## begin
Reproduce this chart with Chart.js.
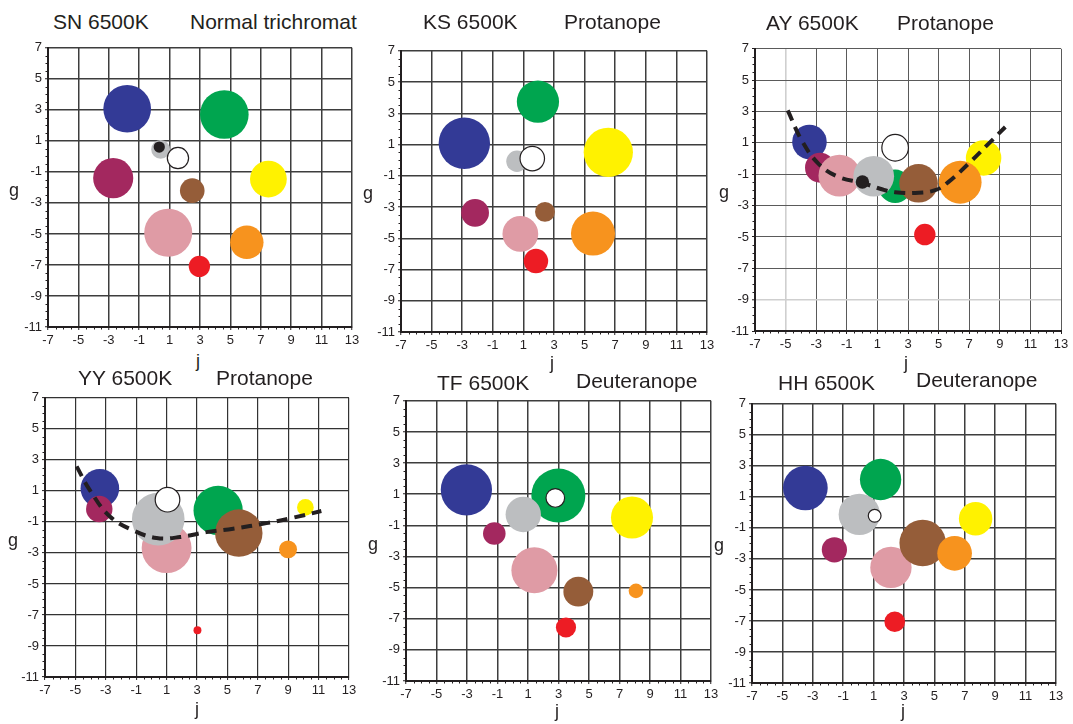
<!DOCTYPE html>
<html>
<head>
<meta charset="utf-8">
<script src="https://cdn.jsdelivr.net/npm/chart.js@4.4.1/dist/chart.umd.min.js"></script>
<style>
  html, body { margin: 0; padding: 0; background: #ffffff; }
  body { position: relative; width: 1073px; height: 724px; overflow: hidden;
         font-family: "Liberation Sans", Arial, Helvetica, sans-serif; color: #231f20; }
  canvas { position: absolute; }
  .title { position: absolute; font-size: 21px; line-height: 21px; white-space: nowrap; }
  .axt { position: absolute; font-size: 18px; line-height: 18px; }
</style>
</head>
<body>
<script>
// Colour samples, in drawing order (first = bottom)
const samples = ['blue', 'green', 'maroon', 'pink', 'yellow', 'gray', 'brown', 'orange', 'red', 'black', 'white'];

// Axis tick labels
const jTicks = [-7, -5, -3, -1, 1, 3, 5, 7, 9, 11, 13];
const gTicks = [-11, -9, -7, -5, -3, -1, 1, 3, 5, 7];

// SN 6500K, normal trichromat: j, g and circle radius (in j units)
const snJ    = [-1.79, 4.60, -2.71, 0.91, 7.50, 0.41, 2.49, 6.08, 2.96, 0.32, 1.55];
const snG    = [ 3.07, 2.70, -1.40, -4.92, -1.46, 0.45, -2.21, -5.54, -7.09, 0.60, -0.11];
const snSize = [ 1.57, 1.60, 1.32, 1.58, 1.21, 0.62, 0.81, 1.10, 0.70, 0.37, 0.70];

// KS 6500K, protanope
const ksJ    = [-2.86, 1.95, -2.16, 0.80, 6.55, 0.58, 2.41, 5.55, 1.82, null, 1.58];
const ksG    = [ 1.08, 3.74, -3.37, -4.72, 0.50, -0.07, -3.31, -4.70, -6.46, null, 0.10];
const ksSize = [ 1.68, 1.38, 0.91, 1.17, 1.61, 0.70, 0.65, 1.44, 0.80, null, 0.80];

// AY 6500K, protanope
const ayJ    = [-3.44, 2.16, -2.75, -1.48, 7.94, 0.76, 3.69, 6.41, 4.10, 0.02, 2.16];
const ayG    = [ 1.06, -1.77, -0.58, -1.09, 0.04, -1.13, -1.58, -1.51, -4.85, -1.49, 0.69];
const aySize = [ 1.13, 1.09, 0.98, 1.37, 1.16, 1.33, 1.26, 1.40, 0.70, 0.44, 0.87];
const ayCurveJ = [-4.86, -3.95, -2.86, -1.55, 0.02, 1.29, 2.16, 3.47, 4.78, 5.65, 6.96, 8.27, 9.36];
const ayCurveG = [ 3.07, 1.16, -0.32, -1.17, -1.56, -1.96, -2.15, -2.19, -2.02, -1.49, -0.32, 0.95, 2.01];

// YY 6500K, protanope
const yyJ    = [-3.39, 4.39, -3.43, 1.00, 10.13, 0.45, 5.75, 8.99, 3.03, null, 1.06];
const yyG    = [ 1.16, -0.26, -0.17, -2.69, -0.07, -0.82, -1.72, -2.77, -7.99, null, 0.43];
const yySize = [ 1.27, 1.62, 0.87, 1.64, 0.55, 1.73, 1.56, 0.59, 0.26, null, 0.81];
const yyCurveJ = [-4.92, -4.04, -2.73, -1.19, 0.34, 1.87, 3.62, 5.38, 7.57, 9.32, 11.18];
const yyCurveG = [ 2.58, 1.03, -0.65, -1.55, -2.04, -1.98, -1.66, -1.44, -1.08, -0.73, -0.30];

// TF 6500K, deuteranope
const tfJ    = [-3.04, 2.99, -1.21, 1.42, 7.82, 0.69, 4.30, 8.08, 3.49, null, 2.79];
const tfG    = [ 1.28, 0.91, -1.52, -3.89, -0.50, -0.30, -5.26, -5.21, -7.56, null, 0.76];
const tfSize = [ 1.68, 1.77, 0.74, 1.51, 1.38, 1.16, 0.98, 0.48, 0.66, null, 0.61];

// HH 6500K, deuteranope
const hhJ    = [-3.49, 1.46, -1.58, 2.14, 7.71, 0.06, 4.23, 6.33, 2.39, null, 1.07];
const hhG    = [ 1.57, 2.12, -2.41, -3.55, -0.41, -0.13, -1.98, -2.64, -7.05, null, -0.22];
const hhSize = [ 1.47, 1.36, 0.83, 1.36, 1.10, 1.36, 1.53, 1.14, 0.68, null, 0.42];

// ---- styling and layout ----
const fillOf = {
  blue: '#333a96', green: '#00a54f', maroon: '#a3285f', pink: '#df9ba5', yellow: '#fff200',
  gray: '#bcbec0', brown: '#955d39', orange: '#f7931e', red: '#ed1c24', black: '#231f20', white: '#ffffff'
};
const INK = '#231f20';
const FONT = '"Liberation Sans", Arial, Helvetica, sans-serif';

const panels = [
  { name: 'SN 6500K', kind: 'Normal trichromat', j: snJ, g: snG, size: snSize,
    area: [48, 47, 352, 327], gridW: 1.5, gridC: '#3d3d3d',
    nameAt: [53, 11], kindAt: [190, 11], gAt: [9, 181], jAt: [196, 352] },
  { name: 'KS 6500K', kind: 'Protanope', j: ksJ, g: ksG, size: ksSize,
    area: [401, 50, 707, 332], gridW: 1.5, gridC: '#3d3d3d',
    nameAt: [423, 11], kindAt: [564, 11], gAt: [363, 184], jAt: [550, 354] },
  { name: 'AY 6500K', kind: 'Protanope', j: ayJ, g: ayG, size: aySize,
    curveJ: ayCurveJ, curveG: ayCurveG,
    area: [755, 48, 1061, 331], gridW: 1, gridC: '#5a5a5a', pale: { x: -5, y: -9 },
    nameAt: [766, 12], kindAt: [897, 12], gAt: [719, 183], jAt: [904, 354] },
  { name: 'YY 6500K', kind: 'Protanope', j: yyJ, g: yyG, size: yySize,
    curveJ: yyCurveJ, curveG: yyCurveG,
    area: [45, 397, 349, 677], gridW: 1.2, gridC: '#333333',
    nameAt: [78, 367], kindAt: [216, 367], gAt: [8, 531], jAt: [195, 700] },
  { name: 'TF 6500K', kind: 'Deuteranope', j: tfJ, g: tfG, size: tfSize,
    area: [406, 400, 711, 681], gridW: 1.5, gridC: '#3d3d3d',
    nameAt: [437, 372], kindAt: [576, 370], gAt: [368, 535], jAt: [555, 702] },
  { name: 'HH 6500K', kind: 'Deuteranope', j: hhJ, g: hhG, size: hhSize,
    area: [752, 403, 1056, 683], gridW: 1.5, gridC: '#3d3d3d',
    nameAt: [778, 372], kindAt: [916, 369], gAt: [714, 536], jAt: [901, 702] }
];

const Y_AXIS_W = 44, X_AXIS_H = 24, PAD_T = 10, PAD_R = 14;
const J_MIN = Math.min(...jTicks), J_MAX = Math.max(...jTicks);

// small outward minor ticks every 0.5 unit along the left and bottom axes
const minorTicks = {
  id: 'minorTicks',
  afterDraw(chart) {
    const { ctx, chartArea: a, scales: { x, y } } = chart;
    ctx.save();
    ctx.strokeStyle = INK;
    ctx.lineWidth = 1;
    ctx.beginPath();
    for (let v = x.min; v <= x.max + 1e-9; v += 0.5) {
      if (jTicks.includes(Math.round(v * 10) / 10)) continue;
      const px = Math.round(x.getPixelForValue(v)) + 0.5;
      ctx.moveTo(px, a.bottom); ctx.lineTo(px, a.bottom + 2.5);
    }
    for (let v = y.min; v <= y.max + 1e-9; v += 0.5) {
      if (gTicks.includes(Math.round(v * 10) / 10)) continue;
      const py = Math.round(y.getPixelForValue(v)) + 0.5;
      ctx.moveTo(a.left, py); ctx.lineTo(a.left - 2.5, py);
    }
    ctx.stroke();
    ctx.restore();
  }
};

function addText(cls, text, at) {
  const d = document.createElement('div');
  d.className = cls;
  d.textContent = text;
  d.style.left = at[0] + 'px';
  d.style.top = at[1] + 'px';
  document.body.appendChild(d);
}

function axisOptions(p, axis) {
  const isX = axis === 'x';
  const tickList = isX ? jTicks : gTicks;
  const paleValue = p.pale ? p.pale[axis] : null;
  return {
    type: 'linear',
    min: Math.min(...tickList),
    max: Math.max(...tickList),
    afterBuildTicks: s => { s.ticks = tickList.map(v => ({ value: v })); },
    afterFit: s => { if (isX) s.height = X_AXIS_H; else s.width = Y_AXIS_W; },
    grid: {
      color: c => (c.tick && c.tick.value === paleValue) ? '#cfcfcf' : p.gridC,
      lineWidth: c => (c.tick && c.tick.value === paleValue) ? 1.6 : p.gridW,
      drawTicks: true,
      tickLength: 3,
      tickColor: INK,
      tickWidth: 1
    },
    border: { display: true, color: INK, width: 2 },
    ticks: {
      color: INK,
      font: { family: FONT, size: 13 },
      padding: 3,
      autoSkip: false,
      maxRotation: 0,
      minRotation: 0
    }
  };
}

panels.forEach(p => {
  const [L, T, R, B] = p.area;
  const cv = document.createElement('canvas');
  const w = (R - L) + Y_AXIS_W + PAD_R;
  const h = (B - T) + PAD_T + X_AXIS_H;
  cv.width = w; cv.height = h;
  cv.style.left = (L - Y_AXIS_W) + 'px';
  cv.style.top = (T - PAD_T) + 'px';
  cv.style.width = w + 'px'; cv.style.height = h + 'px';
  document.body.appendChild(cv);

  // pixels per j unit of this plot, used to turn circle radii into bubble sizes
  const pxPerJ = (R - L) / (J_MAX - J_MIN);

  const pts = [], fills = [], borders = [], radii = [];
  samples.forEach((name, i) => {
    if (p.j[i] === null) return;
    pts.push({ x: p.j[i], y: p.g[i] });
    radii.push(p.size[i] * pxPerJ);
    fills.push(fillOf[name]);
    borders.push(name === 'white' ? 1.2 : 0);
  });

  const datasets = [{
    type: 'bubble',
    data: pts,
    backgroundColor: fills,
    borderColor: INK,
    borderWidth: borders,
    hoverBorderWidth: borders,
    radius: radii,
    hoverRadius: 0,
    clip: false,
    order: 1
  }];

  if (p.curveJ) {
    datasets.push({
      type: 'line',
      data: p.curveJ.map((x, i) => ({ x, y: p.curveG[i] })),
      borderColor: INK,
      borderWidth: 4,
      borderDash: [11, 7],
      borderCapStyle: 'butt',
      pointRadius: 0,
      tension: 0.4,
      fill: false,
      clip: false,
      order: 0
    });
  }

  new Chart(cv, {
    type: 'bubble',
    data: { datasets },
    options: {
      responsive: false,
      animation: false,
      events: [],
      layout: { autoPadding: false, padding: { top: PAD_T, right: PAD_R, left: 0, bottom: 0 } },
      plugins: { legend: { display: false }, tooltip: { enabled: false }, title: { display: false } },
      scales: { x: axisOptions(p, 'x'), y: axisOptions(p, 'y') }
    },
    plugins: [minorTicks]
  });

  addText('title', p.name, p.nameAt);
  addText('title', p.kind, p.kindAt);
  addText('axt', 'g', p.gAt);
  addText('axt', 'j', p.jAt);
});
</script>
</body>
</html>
## end
### [Written request]
Write out exactly the lines between the start of the data and the line with "0.80, null, 0.80];", including both, but none of the pictures.

### [Output]
Reproduce this chart with Chart.js.
<!DOCTYPE html>
<html>
<head>
<meta charset="utf-8">
<script src="https://cdn.jsdelivr.net/npm/chart.js@4.4.1/dist/chart.umd.min.js"></script>
<style>
  html, body { margin: 0; padding: 0; background: #ffffff; }
  body { position: relative; width: 1073px; height: 724px; overflow: hidden;
         font-family: "Liberation Sans", Arial, Helvetica, sans-serif; color: #231f20; }
  canvas { position: absolute; }
  .title { position: absolute; font-size: 21px; line-height: 21px; white-space: nowrap; }
  .axt { position: absolute; font-size: 18px; line-height: 18px; }
</style>
</head>
<body>
<script>
// Colour samples, in drawing order (first = bottom)
const samples = ['blue', 'green', 'maroon', 'pink', 'yellow', 'gray', 'brown', 'orange', 'red', 'black', 'white'];

// Axis tick labels
const jTicks = [-7, -5, -3, -1, 1, 3, 5, 7, 9, 11, 13];
const gTicks = [-11, -9, -7, -5, -3, -1, 1, 3, 5, 7];

// SN 6500K, normal trichromat: j, g and circle radius (in j units)
const snJ    = [-1.79, 4.60, -2.71, 0.91, 7.50, 0.41, 2.49, 6.08, 2.96, 0.32, 1.55];
const snG    = [ 3.07, 2.70, -1.40, -4.92, -1.46, 0.45, -2.21, -5.54, -7.09, 0.60, -0.11];
const snSize = [ 1.57, 1.60, 1.32, 1.58, 1.21, 0.62, 0.81, 1.10, 0.70, 0.37, 0.70];

// KS 6500K, protanope
const ksJ    = [-2.86, 1.95, -2.16, 0.80, 6.55, 0.58, 2.41, 5.55, 1.82, null, 1.58];
const ksG    = [ 1.08, 3.74, -3.37, -4.72, 0.50, -0.07, -3.31, -4.70, -6.46, null, 0.10];
const ksSize = [ 1.68, 1.38, 0.91, 1.17, 1.61, 0.70, 0.65, 1.44, 0.80, null, 0.80];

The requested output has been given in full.